下采样网络（Subsampling）中的mask

subsampling网络中的卷积运算时本身不使用frame padding mask，但是会对frame padding mask降采样得到subsample frame padding mask，后续在进行encoder相关计算时会使用这个subsample frame padding mask。比如在4倍降采样的网络里，使用了两个stride=2的卷积，对shape=(B, 1, L) 的mask进行了mask[:, :, :-2:2][:, :, :-2:2]的操作，新的mask的shape为(B, 1, L/4)。但是目前WeNet的实现存在小问题，最后几个解码帧（降采样帧）如果其卷积野中有padding的帧，则该降采样帧输入无效帧，不应该参与后续计算，但是按照目前mask的实现仍会被使用。举个例子，训练时，下采样倍率（subsample rate）为4，一个解码帧需要7个原始帧。假设某个样本的倒数4个原始帧都是padding的，最后一个解码帧依赖于这些填充的原始帧，因此不应该使用，其mask计算过程如下：

1
2
3

1 1 1 1 1 1 1 0 0 0 0  # 原始语音帧
1   1   1   1   0      # mask[:, :, :-2:2]
1       1              # mask[:, :, :-2:2][:, :, :-2:2]

注意到，计算获得的subsample frame padding mask，仍然会使用最后一个信息不全的解码帧。

假设某个样本倒数5个原始语音帧均是填充的，其mask计算过程如下：

1
2
3

1 1 1 1 1 1 0 0 0 0 0  # 原始语音帧
1   1   1   1   0      # mask[:, :, :-2:2]
1       1              # mask[:, :, :-2:2][:, :, :-2:2]

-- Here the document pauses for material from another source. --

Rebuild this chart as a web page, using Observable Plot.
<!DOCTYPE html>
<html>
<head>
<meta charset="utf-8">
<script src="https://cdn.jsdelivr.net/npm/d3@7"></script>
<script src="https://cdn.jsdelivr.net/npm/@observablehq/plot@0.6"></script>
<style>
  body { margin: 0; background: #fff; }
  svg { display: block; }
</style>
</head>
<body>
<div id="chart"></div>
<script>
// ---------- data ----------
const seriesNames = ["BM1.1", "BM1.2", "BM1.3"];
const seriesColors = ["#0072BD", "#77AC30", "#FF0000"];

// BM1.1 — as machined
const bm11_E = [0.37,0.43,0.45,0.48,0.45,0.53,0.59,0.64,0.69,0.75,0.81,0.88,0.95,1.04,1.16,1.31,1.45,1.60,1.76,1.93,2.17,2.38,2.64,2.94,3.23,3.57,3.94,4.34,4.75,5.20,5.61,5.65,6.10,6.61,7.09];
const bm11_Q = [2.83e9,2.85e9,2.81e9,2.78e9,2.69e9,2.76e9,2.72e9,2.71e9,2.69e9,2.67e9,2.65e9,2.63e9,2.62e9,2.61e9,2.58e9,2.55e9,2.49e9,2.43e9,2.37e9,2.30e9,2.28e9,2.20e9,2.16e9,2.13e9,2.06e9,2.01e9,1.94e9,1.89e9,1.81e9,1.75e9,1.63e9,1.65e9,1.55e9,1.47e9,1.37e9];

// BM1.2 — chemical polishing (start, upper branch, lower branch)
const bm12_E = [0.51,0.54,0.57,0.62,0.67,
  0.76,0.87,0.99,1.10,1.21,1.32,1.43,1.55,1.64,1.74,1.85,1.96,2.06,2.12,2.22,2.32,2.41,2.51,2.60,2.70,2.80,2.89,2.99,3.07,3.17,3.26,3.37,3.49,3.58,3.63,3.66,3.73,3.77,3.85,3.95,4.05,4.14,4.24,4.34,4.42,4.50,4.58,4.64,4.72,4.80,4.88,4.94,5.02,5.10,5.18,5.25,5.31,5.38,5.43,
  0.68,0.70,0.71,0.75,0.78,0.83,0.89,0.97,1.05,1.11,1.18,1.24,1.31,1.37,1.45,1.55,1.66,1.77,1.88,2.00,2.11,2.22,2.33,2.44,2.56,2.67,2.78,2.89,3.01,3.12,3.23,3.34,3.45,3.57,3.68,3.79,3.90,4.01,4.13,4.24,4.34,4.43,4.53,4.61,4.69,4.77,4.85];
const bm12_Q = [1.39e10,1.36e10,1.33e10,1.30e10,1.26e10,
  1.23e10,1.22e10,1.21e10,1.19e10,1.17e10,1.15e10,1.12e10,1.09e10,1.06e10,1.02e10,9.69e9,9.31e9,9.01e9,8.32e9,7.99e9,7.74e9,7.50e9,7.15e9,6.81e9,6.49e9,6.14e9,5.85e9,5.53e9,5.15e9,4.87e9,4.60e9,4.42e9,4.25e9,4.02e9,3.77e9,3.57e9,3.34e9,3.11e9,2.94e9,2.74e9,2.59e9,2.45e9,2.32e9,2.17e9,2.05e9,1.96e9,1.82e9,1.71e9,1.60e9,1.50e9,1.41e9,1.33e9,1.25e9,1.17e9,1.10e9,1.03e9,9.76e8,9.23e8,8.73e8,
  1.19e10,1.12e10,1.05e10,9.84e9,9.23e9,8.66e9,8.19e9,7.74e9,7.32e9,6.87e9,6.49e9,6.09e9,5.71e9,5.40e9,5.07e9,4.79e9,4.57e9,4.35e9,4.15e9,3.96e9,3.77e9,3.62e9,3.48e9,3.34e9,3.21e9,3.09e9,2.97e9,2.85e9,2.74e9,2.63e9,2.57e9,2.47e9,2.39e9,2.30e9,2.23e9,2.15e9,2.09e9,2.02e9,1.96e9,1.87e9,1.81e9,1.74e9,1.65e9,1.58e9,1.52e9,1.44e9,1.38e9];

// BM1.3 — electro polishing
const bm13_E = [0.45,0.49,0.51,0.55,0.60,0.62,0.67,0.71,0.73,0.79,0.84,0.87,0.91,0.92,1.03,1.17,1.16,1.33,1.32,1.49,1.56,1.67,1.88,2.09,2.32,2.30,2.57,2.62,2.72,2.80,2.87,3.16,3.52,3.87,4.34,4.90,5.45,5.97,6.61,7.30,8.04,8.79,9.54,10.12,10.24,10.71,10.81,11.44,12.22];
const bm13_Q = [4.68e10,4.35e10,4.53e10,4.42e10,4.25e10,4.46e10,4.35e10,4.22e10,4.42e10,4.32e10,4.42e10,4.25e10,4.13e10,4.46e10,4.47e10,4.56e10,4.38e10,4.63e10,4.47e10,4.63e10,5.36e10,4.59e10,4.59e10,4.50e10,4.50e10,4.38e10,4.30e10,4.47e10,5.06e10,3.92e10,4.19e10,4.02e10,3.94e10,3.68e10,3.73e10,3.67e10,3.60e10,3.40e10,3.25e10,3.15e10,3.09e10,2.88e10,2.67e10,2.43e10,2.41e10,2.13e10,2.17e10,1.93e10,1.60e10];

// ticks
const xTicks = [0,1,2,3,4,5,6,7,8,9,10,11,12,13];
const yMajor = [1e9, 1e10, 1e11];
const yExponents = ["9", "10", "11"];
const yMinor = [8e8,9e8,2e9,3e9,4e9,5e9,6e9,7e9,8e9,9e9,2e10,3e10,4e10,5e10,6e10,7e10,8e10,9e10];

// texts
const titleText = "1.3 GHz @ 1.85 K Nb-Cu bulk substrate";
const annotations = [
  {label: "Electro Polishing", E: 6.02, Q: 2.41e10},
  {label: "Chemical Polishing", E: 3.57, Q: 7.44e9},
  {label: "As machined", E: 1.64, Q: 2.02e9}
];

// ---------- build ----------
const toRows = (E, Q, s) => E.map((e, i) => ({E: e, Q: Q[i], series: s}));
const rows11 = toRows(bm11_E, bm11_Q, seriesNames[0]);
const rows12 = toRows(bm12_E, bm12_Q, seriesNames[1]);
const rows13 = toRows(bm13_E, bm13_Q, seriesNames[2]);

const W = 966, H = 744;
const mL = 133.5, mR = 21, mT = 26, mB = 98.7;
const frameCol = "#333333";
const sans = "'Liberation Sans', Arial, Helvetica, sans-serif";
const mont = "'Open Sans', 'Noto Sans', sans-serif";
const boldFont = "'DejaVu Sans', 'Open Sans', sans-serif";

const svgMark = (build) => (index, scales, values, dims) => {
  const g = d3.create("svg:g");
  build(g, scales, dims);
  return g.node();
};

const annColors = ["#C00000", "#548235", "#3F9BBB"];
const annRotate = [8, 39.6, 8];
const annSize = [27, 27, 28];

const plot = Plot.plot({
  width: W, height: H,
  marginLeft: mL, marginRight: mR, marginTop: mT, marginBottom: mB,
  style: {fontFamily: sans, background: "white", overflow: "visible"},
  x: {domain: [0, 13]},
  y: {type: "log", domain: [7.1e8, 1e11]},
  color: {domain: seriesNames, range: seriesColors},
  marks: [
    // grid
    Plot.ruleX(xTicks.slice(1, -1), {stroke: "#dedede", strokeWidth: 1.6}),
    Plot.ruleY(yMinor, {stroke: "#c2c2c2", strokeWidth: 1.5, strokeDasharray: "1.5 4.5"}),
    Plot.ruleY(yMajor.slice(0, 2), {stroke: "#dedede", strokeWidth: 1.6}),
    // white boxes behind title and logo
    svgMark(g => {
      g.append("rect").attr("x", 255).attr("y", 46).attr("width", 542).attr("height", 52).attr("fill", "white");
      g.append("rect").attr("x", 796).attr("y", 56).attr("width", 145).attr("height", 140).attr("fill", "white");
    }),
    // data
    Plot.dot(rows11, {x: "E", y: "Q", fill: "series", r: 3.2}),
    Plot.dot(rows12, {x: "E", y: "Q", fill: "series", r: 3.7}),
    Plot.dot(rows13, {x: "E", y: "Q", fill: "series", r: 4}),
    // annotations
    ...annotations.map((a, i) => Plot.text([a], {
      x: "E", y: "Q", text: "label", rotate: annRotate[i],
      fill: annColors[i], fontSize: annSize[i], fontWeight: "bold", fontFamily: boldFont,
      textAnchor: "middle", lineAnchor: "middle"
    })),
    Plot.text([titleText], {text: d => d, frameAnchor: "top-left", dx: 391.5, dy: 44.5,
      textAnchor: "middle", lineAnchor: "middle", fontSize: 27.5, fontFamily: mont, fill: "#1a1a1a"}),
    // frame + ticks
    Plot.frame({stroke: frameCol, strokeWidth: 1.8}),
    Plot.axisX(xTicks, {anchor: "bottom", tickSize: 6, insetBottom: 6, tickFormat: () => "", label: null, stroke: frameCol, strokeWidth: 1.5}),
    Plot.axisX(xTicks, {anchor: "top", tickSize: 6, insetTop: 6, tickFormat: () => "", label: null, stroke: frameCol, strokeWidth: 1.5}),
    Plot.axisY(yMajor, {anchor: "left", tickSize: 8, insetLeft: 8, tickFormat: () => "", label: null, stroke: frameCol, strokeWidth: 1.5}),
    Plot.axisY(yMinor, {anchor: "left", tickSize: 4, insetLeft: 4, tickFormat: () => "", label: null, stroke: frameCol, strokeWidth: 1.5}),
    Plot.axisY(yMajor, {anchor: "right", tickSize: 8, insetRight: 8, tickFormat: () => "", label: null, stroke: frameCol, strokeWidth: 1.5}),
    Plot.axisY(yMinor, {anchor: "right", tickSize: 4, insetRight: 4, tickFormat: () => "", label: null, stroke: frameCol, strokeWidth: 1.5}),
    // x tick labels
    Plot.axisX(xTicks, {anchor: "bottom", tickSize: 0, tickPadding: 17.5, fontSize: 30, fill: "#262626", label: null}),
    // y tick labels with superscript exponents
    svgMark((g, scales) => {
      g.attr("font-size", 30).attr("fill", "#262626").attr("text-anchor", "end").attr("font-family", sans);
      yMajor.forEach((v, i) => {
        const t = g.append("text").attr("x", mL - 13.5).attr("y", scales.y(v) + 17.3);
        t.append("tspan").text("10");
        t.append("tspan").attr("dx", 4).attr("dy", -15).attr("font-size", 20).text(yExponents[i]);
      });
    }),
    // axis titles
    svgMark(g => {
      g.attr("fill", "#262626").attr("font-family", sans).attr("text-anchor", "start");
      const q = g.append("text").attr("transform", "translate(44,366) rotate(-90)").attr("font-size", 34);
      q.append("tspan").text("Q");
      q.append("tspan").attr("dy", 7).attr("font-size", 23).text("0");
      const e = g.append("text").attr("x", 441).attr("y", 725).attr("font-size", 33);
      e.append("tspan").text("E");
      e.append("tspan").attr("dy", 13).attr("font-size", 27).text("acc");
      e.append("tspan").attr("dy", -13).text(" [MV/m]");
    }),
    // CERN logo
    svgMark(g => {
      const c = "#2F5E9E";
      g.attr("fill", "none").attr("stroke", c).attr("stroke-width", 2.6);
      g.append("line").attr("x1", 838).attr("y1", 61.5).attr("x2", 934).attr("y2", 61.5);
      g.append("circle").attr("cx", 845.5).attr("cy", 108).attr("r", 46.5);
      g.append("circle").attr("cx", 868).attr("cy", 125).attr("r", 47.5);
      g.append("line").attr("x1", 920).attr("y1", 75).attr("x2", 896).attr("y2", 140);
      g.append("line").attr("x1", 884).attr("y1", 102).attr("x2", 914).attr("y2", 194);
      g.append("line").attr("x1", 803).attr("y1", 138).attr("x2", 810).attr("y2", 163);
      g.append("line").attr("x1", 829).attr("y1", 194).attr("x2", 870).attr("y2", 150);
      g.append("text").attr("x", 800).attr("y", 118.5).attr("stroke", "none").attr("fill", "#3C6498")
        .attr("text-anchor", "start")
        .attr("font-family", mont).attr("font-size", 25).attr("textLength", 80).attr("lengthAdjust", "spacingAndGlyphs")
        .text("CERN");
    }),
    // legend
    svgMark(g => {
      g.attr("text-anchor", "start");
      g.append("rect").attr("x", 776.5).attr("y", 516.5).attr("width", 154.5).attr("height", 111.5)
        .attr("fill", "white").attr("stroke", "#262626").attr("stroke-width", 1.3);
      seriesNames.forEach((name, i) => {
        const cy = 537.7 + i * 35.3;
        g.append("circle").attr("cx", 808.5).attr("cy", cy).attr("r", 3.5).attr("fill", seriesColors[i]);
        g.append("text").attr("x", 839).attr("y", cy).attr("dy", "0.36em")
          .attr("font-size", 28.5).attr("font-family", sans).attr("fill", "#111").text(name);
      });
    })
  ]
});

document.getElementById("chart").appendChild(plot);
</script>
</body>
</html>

此时计算获得的subsample frame padding mask表示最后两个解码帧均会用到，但是倒数第二个、第一个的解码帧均有填充的原始帧，信息不全，因此不应该使用。但是实验表明，这影响不大。

Conformer中卷积网络模块的mask

考虑上图中多层卷积的情况，假设kernel大小为3。由于batch paddings的存在，在训练时，绿色单元依赖于红色单元，而红色单元不是0值。然而在解码时，因为一个batch只有一个样本，不需要padding，也就没有batch padding存在，绿色单元依赖的红色单元位置的值总是由conv paddings产生的，这个值总是0值，所以如果不进行任何处理，存在训练和解码不一致的问题。因此，代码里利用subsample frame padding，将每一层的batch padding部分的值变为0。

# wenet/transformer/convolution.py
if mask_pad is not None:
    x.masked_fill_(~mask_pad, 0.0)

如果使用因果卷积，由于其结构特点，每个点均不依赖右侧的点，就不需要这个mask。

MultiHeadAttention的mask

用于self-attention时，每个样本的mask是一个长和高一样大小的方阵。
用于cross-attention时，mask纵轴从上到下为文本序列,横轴从左到右为帧序列，[batch_size, L, T]。

计算attention的权重时使用mask的方式：先将不需要计算的位置的score设为负无穷而不是0，然后计算softmax得到位置权重，此时不需要计算的位置是极小值，然后再把不需要参与attention计算位置的权重系数设为0.

# wenet/transformer/attention.py
def forward_attention ():
    ...
    mask = mask.unsqueeze(1).eq(0)  # (batch, 1, *, time2)
    scores = scores.masked_fill(mask, -float('inf'))
    attn = torch.softmax(scores, dim=-1).masked_fill(mask, 0.0)  # (batch, head, time1, time2)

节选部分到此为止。